The two sides' media outlets are also fiercely fighting over a vacancy in Raisi's cabinet afterf Roads Minister Rostam Ghassemi resigned. The IRGC's weekly newspaper Sobh-e Sadeq has also harshly criticized Ghalibaf, who is still an IRGC general, for his idea of "reforming governance," nonetheless, the IRGC's weekly newspaper elsewhere admitted that "The country's governance needs essential changes," probably meaning that change is needed but it should not be made by Ghalibaf.

A statement by lawmaker Jalil Rahimi Jahanabadi in an interview on November 23, revealed that the infighting is deeper and wider than quarrels between two politicians or their media outlets. Jahanabadi who is a member of the National Security Committee of the Iranian Parliament said: "The heads of the three powers of the Iranian government, i.e., President Raisi, Judiciary Chief Ejei and Parliamentary Speaker Ghalibaf, are constantly swearing at West and East instead of trying to solve the country's problems."Meanwhile, he pointed out that the "violent security approach" to protests cannot solve Iran's problems.

Although for the first time a politician has taken criticism of the government to a higher level, still, like all Iranian politicians, Jahanabadi was too intimidated to name Supreme Leader Ali Khamenei as the man responsible for Iran's problems.
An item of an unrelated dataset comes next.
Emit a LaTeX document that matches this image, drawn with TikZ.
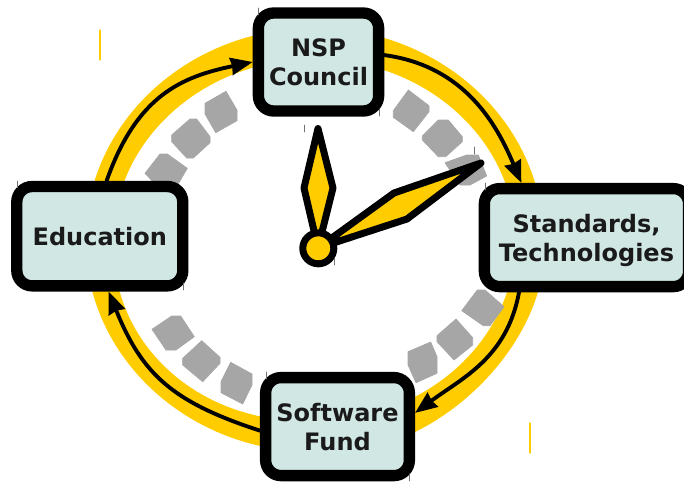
\documentclass[tikz,border=0pt]{standalone}
\usepackage{fontspec}
\setmainfont{DejaVu Sans}
\usetikzlibrary{arrows.meta}

\definecolor{clockyellow}{HTML}{FFCC00}
\definecolor{boxfill}{HTML}{D0E7E4}
\definecolor{blockgray}{HTML}{A6A6A6}
\definecolor{textdark}{HTML}{1A1A1A}

\tikzset{
  stage/.style={draw=black, line width=8.5pt, fill=boxfill, rounded corners=11.5pt,
    inner sep=0pt, align=center, text=textdark, minimum height=73.5pt,
    font=\fontsize{18}{21.75}\selectfont\bfseries},
  flow/.style={draw=black, line width=2.9pt, -{Stealth[length=16.5pt,width=13pt,inset=1pt]}},
  hand/.style={draw=black, fill=clockyellow, line width=5.25pt, line join=round},
  block/.style={fill=blockgray, draw=blockgray, line width=.5pt, line join=round},
  tick/.style={draw=black!55, line width=.5pt},
  yellowtick/.style={draw=clockyellow, line width=.9pt}
}

\begin{document}
\begin{tikzpicture}[x=.75pt, y=-.75pt, line cap=round]

\useasboundingbox (0,0) rectangle (684,482);

% Yellow ring, outer edge then inner edge
\fill[clockyellow, even odd rule]
  (543.5,240) .. controls (543.5,123) and (441,28) .. (314.5,28)
  .. controls (188,28) and (85.5,123) .. (85.5,240)
  .. controls (85.5,357) and (188,452) .. (314.5,452)
  -- (415,432) .. controls (470,405) and (520,352) .. (538,292) -- cycle
  (515.5,240) .. controls (515.5,140) and (425.5,59) .. (314.5,59)
  .. controls (203.5,59) and (113.5,140) .. (113.5,240)
  .. controls (110,344) and (199,425) .. (314.5,421)
  .. controls (425.5,421) and (515.5,340) .. (515.5,240) -- cycle;

% Gray blocks, upper left
\path[block] (226,91.3) -- (237,110) -- (237,120.7) -- (215.7,132.7) -- (205,114) -- (205,103.3) -- cycle;
\path[block] (190,119) -- (196.7,119) -- (210,136.7) -- (210,142.7) -- (193.3,158) -- (186.7,158) -- (171.7,141.7) -- (171.7,135) -- cycle;
\path[block] (160,154) -- (167.3,154) -- (187.3,168.3) -- (177,186) -- (157,186) -- (145,173.3) -- cycle;

% Gray blocks, upper right
\path[block] (408.3,90) -- (429,105.7) -- (429,111.7) -- (413.3,131.7) -- (393.3,117.3) -- (393.3,110.7) -- cycle;
\path[block] (438.3,120) -- (448.3,120) -- (462.3,136.7) -- (462.3,141.7) -- (445.7,156.7) -- (438.3,156.7) -- (422.3,140) -- (422.3,136) -- cycle;
\path[block] (445,162.7) -- (466.7,155) -- (478.3,155) -- (486.7,176) -- (470,185) -- (460,185) -- cycle;

% Gray blocks, lower right
\path[block] (477.3,290) -- (485,290) -- (504,306.7) -- (490,325.7) -- (483.3,325.7) -- (461.7,310.7) -- cycle;
\path[block] (456,319) -- (472.7,337.7) -- (472.7,345) -- (454,360) -- (437,341.7) -- (437,335.7) -- cycle;
\path[block] (430.7,342) -- (437,356.7) -- (437,373.3) -- (416,382.7) -- (408,365) -- (408,351.7) -- cycle;

% Gray blocks, lower left
\path[block] (171.7,316) -- (180.7,316) -- (194.3,336.7) -- (176,350) -- (166,350) -- (152,329.3) -- cycle;
\path[block] (201.7,340.7) -- (220,357.3) -- (220,363.3) -- (202.7,381.7) -- (182.7,365) -- (182.7,358.3) -- cycle;
\path[block] (230.7,362.3) -- (252,374) -- (252,385) -- (242.7,404) -- (221,392.7) -- (221,381.7) -- cycle;

% Clock hands
\draw[hand] (318,128.5) -- (333,188) -- (318,248) -- (304,188) -- cycle;
\draw[hand] (481,163) -- (407,219) -- (318,248) -- (394,193) -- cycle;
\node[circle, draw=black, fill=clockyellow, line width=5.25pt, minimum size=23.25pt, inner sep=0pt] (hub) at (318.3,248.3) {};

% Stage boxes
\node[stage, minimum width=90.2pt] (council) at (318.5,62) {NSP\\Council};
\node[stage, minimum width=124.5pt, minimum height=74.5pt] (education) at (99.8,236.2) {Education};
\node[stage, minimum width=153.2pt, text depth=0pt] (standards) at (586.5,237.6) {Standards,\\Technologies};
\node[stage, minimum width=107.8pt] (fund) at (337.5,426.6) {Software\\Fund};

% Arrows round the ring
\draw[flow] (education.83) .. controls (136.7,95.4) and (181.6,76.7) .. (council.west);
\draw[flow] (council.6) .. controls (465,66) and (497,125) .. (standards.140);
\draw[flow] (standards.219) .. controls (507,358) and (462,378) .. (fund.10);
\draw[flow] (fund.183) .. controls (172,402) and (142,374) .. (education.279);

% Hairline marks
\draw[yellowtick] (100,30) -- (100,60);
\draw[yellowtick] (530,423) -- (530,453);
\foreach \x/\y in {258/8, 379/109, 304/125, 334/258, 474/147, 485/183, 17/181, 183/283, 266/372, 409/474}
  \draw[tick] (\x,\y) -- +(0,7);

\end{tikzpicture}
\end{document}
"The pressures by the enemies, the sanctions, the system's inefficiency and the government's weakness have left the political system in a situation that it cannot meet the people's demands," said Jahanabadi who also pointed out that views of officials are in sharp contrast to what people think. Meanwhile, he harshly criticized "non-elected" conservative individuals such as the editor of Kayhan newspaper who constantly invade people's privacy and speak for the people without having any credentials.

The infighting among Iran's unwanted conservatives is reminiscent of a Persian saying: "Two guests hate each other, but the host hates both."